Problem to work on | Please print exactly the lines below, from the start of the material up to and including the line with "fig = go.Figure()", but none of the pictures.

>> START Data extract

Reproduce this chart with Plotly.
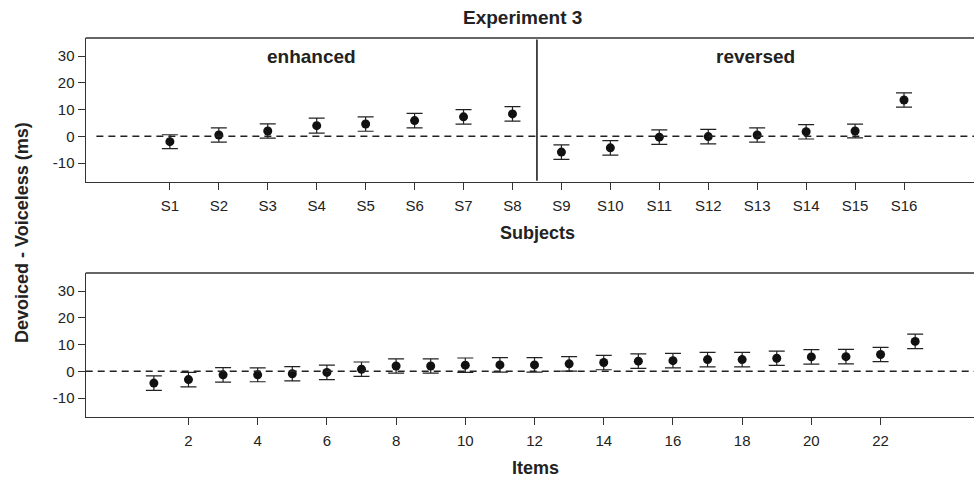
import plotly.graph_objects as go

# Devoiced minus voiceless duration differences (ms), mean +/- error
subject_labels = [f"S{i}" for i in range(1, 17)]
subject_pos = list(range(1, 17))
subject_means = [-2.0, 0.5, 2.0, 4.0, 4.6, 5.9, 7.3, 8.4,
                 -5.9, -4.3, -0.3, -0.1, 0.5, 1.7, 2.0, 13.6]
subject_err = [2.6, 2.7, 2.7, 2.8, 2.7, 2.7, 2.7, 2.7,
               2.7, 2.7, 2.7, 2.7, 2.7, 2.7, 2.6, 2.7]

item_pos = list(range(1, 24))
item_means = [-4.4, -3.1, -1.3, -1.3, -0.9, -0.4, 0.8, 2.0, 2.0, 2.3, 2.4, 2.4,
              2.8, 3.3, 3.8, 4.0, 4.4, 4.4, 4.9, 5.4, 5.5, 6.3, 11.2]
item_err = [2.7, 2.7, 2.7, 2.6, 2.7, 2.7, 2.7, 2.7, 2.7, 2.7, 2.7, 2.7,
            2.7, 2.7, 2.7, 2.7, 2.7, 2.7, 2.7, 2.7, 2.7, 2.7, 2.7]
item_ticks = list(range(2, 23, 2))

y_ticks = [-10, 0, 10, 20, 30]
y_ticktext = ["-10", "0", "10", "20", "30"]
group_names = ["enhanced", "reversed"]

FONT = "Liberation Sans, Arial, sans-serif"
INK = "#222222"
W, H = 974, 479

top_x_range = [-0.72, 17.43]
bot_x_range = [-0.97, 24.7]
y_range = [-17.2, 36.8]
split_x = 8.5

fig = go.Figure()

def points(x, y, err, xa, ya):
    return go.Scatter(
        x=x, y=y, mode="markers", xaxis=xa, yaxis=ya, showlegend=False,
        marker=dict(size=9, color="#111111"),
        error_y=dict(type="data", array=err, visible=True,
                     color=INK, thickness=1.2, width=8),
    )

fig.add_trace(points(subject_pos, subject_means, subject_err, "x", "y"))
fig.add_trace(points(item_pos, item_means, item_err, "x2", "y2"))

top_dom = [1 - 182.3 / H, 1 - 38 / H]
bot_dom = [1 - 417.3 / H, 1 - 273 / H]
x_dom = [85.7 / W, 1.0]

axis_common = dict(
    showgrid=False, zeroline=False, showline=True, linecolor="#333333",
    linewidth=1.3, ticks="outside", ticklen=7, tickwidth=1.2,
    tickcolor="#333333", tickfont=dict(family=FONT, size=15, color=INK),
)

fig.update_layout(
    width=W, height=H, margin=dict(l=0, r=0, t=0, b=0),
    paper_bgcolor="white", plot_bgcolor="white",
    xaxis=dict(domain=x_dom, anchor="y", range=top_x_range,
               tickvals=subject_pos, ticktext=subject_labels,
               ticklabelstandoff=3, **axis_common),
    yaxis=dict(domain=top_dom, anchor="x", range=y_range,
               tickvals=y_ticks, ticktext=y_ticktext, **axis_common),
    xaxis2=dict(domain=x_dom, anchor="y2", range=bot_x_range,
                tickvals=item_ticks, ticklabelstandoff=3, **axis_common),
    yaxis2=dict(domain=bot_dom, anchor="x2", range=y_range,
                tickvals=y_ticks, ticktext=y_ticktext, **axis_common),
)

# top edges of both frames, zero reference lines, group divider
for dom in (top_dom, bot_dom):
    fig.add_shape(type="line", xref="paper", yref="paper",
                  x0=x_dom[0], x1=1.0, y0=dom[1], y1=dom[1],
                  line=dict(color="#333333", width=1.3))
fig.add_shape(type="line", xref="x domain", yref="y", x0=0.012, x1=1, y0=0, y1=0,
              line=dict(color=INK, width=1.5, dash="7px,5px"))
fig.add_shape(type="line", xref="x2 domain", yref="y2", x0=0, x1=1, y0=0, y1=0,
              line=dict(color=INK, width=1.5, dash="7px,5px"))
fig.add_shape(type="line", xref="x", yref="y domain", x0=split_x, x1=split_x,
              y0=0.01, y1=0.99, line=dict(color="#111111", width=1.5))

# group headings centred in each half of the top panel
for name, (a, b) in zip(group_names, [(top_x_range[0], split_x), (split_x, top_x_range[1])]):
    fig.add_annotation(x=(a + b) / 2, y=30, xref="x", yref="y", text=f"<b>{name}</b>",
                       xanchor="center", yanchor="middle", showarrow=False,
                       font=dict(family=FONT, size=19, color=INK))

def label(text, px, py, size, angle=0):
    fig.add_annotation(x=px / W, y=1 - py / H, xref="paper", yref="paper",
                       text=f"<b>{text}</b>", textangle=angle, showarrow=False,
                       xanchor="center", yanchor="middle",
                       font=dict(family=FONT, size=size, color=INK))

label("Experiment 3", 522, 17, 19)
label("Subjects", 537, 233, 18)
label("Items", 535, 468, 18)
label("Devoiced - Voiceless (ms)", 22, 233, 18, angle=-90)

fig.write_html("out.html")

>> END Data extract

Correct result |
Reproduce this chart with Plotly.
import plotly.graph_objects as go

# Devoiced minus voiceless duration differences (ms), mean +/- error
subject_labels = [f"S{i}" for i in range(1, 17)]
subject_pos = list(range(1, 17))
subject_means = [-2.0, 0.5, 2.0, 4.0, 4.6, 5.9, 7.3, 8.4,
                 -5.9, -4.3, -0.3, -0.1, 0.5, 1.7, 2.0, 13.6]
subject_err = [2.6, 2.7, 2.7, 2.8, 2.7, 2.7, 2.7, 2.7,
               2.7, 2.7, 2.7, 2.7, 2.7, 2.7, 2.6, 2.7]

item_pos = list(range(1, 24))
item_means = [-4.4, -3.1, -1.3, -1.3, -0.9, -0.4, 0.8, 2.0, 2.0, 2.3, 2.4, 2.4,
              2.8, 3.3, 3.8, 4.0, 4.4, 4.4, 4.9, 5.4, 5.5, 6.3, 11.2]
item_err = [2.7, 2.7, 2.7, 2.6, 2.7, 2.7, 2.7, 2.7, 2.7, 2.7, 2.7, 2.7,
            2.7, 2.7, 2.7, 2.7, 2.7, 2.7, 2.7, 2.7, 2.7, 2.7, 2.7]
item_ticks = list(range(2, 23, 2))

y_ticks = [-10, 0, 10, 20, 30]
y_ticktext = ["-10", "0", "10", "20", "30"]
group_names = ["enhanced", "reversed"]

FONT = "Liberation Sans, Arial, sans-serif"
INK = "#222222"
W, H = 974, 479

top_x_range = [-0.72, 17.43]
bot_x_range = [-0.97, 24.7]
y_range = [-17.2, 36.8]
split_x = 8.5

fig = go.Figure()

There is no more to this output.